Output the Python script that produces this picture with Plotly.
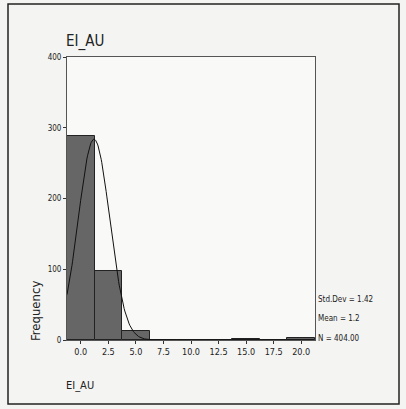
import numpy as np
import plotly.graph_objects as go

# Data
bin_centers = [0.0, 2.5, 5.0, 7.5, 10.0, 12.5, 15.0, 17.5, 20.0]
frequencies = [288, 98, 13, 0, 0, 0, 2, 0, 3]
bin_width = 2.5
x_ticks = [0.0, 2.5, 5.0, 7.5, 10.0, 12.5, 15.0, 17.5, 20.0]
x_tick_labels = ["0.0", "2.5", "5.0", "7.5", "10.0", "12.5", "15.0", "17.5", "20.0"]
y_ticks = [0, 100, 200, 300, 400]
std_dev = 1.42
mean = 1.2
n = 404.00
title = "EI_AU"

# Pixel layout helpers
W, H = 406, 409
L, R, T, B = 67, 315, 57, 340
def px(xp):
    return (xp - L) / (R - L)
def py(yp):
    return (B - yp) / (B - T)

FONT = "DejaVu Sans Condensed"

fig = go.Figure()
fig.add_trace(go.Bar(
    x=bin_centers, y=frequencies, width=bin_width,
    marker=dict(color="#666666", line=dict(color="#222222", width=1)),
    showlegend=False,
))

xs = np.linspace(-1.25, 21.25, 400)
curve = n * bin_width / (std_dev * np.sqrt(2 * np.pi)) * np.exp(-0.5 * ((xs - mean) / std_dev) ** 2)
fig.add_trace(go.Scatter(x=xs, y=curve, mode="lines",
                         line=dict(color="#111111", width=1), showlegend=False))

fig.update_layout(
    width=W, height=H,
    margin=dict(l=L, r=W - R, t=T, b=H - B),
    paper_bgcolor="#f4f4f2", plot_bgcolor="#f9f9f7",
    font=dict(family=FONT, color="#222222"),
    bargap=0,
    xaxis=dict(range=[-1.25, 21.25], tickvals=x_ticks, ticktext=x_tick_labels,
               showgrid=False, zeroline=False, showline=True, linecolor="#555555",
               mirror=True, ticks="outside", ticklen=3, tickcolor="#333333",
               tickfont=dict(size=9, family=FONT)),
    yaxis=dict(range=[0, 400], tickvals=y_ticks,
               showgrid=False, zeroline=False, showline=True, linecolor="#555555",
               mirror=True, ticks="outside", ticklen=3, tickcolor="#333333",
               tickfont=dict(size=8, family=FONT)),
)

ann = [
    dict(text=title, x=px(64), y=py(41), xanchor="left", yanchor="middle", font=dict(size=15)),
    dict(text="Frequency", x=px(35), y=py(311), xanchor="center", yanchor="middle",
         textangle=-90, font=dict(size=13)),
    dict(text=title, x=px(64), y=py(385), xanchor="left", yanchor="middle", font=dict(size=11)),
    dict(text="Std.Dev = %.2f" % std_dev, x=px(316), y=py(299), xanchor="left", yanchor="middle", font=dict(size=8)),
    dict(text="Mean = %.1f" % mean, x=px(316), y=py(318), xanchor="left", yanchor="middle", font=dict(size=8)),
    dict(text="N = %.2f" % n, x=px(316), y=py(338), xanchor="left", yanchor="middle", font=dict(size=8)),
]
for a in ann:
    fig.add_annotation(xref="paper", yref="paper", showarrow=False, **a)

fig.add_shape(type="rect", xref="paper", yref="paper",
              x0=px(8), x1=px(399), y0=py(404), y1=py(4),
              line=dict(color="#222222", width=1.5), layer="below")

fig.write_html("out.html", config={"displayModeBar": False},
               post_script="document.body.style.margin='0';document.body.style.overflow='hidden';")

• _Required task_
Reproduce all of the material above word for word. Omit the pictures.

• _Task solution_
Output the Python script that produces this picture with Plotly.
import numpy as np
import plotly.graph_objects as go

# Data
bin_centers = [0.0, 2.5, 5.0, 7.5, 10.0, 12.5, 15.0, 17.5, 20.0]
frequencies = [288, 98, 13, 0, 0, 0, 2, 0, 3]
bin_width = 2.5
x_ticks = [0.0, 2.5, 5.0, 7.5, 10.0, 12.5, 15.0, 17.5, 20.0]
x_tick_labels = ["0.0", "2.5", "5.0", "7.5", "10.0", "12.5", "15.0", "17.5", "20.0"]
y_ticks = [0, 100, 200, 300, 400]
std_dev = 1.42
mean = 1.2
n = 404.00
title = "EI_AU"

# Pixel layout helpers
W, H = 406, 409
L, R, T, B = 67, 315, 57, 340
def px(xp):
    return (xp - L) / (R - L)
def py(yp):
    return (B - yp) / (B - T)

FONT = "DejaVu Sans Condensed"

fig = go.Figure()
fig.add_trace(go.Bar(
    x=bin_centers, y=frequencies, width=bin_width,
    marker=dict(color="#666666", line=dict(color="#222222", width=1)),
    showlegend=False,
))

xs = np.linspace(-1.25, 21.25, 400)
curve = n * bin_width / (std_dev * np.sqrt(2 * np.pi)) * np.exp(-0.5 * ((xs - mean) / std_dev) ** 2)
fig.add_trace(go.Scatter(x=xs, y=curve, mode="lines",
                         line=dict(color="#111111", width=1), showlegend=False))

fig.update_layout(
    width=W, height=H,
    margin=dict(l=L, r=W - R, t=T, b=H - B),
    paper_bgcolor="#f4f4f2", plot_bgcolor="#f9f9f7",
    font=dict(family=FONT, color="#222222"),
    bargap=0,
    xaxis=dict(range=[-1.25, 21.25], tickvals=x_ticks, ticktext=x_tick_labels,
               showgrid=False, zeroline=False, showline=True, linecolor="#555555",
               mirror=True, ticks="outside", ticklen=3, tickcolor="#333333",
               tickfont=dict(size=9, family=FONT)),
    yaxis=dict(range=[0, 400], tickvals=y_ticks,
               showgrid=False, zeroline=False, showline=True, linecolor="#555555",
               mirror=True, ticks="outside", ticklen=3, tickcolor="#333333",
               tickfont=dict(size=8, family=FONT)),
)

ann = [
    dict(text=title, x=px(64), y=py(41), xanchor="left", yanchor="middle", font=dict(size=15)),
    dict(text="Frequency", x=px(35), y=py(311), xanchor="center", yanchor="middle",
         textangle=-90, font=dict(size=13)),
    dict(text=title, x=px(64), y=py(385), xanchor="left", yanchor="middle", font=dict(size=11)),
    dict(text="Std.Dev = %.2f" % std_dev, x=px(316), y=py(299), xanchor="left", yanchor="middle", font=dict(size=8)),
    dict(text="Mean = %.1f" % mean, x=px(316), y=py(318), xanchor="left", yanchor="middle", font=dict(size=8)),
    dict(text="N = %.2f" % n, x=px(316), y=py(338), xanchor="left", yanchor="middle", font=dict(size=8)),
]
for a in ann:
    fig.add_annotation(xref="paper", yref="paper", showarrow=False, **a)

fig.add_shape(type="rect", xref="paper", yref="paper",
              x0=px(8), x1=px(399), y0=py(404), y1=py(4),
              line=dict(color="#222222", width=1.5), layer="below")

fig.write_html("out.html", config={"displayModeBar": False},
               post_script="document.body.style.margin='0';document.body.style.overflow='hidden';")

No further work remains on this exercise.